林夕的词像时光的剪影,粼粼在脚下闪烁。而文山的词,极具画面感,一桢一桢在脑海中跳过。但,这只是表面上说故事的习惯和手法不同。

在残忍的本性上,他们其实是一样的。

好的填词人一如好的说书人,开头深情款款哄你天长地久,在关键时刻却舍得与你一刀两断。他嘎然而止潇洒离去,留你长夜无眠相思难解。

真是狠!

一个鬼马的男人,穿着中式的衣服。这是否算是暗示了一些细节,他性格中的矛盾和善变。文山是多面的,快歌或慢歌,深情或搞怪,乡情和现代。哪怕是最难写的关于战争和和平,都能把握的恰到好处。叫人忍不住期待他饱满地文字创造力,期待来日的创作。

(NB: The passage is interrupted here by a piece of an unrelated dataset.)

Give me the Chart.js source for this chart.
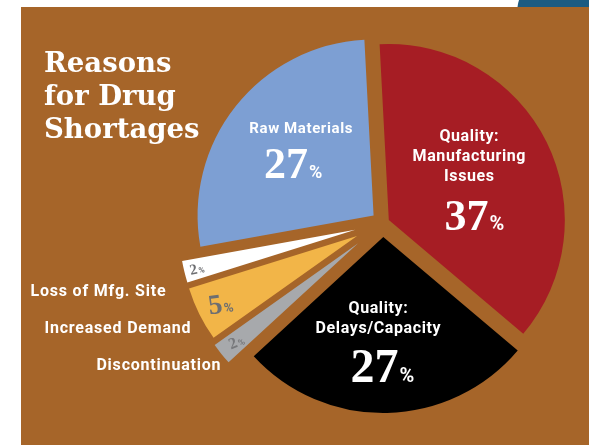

他是喜欢翻新词境的人,比如说,写出“天青色等烟雨,而我在等你,月色被打捞起,晕开了结局。”再有,“帘外芭蕉惹骤雨,门环惹铜绿,而我路过 那江南小镇惹了你,在泼墨山水画里。你从墨色深处被隐去。”

灵活地运用通感,是一个优异诗人必备的能力。但能够想到化用赵佶的“雨过天青云破处,着般颜色做将来”为一首歌的定下天青色基调却不是人人可以信手拈来的。

最后,提到文山的一个身份,这不是个秘密,却容易被忘记,他是一个诗人。其实应该这么说,他首先是个诗人,其次才是个词人。

那么,他文字的韵意,也就有迹可循了。怀旧和脆弱的气质,原非刻意,只是作为诗人的他本性流露。

在方文山的词里,爱是一个隐喻。一道待解的迷。一个潜伏的兽。能够化用赵佶“雨过天青云破处,着般颜色做将来”,赋予流行音乐天青色基调,不是人人可以信手拈来的。